03/12/2026 | Press release | Distributed by Public on 03/12/2026 10:01
Who started the myth that maths and art don't get along?
It was CP Snow's famous lecture The Two Cultures delivered in 1959 that highlighted the divide that had emerged between the world of science and the arts. But it wasn't always the case. In medieval time the quadrivium expected scholars to study a range of subjects including mathematics, music, geometry and astronomy. Increasing specialisation in the nineteenth and twentieth century contributed to the necessity to choose a side. The modern education system which silos subjects is probably the main contributor to people not recognising the huge connections between the arts and the sciences.
What's your favourite "that's actually maths!" moment in art or music?
Most people recognise William Shakespeare as the greatest wordsmith of all time but I was very excited to discover he was quite a number nerd too. We all know that his verse comes in iambic pentameter, 10 syllables. But that's not always the case. The most famous line of Shakespeare "To be or not to be that is the question" has 11 syllables, a prime number. Shakespeare is using the indivisibility and dissonance of 11 to wake us up and take notice. When ever magic is afoot, the number of syllables goes down to 7, another prime. Numbers are a code for Shakespeare.
Are we hard-wired to love patterns, or do we just learn to?
I believe the human brain has evolved to be very sensitive to recognising patterns. Those who could spot patterns survived in our evolutionary journey. For example if you are in the chaos of the jungle and you spot something with symmetry, that's likely to be an animal that you can eat or which might eat you. The brain that spots symmetry survives. Patterns help us to make predictions into the future and that is key to planning our strategy for survival.

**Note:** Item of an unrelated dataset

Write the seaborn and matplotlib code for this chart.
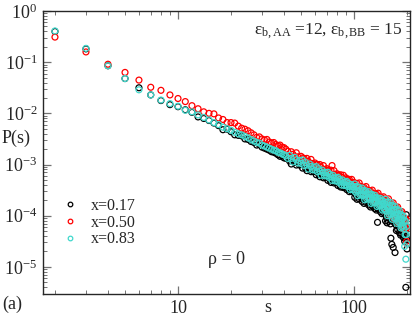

Is randomness a rebel, or a secret mathematical rule?
One definition I give of mathematics is that it is the study of structure. So you might regard randomness as anti-thetical to the world of mathematics. But countering this belief was the breakthrough that mathematicians like Fermat and Pascal made in the seventeenth century. They developed a mathematics of randomness which revealed that there are patterns even in random data that give away that they are random. It is interesting to see how artists themselves have used randomness as a tool in their work to take them in new directions.
What do people miss when they say, "I'm just not a maths person"?
It is my belief that everyone has a maths brain. Our species evolved to be very sensitive to patterns and I would define mathematics as the science of pattern. My new book Blueprints: how mathematics shapes creativity aims to reveal that there is mathematics bubbling beneath many of the things that people love, from music to poetry, from visual art to architecture. If you can understand something of that hidden language beneath these disciplines then it gives you another way to appreciate the art.
If maths vanished overnight, what would artists panic about first?
One of the theses of my book is that the structures that artists and mathematicians enjoy exploring are often structures that first are realised in the natural world. Indeed, I would go even further. The reason that we are seeing so much mathematics when we explore the natural world is that the universe is really just a physicalised piece of mathematics. So, if maths vanished overnight, the universe would vanish with it and then it won't just be artists that will be panicking about its disappearance.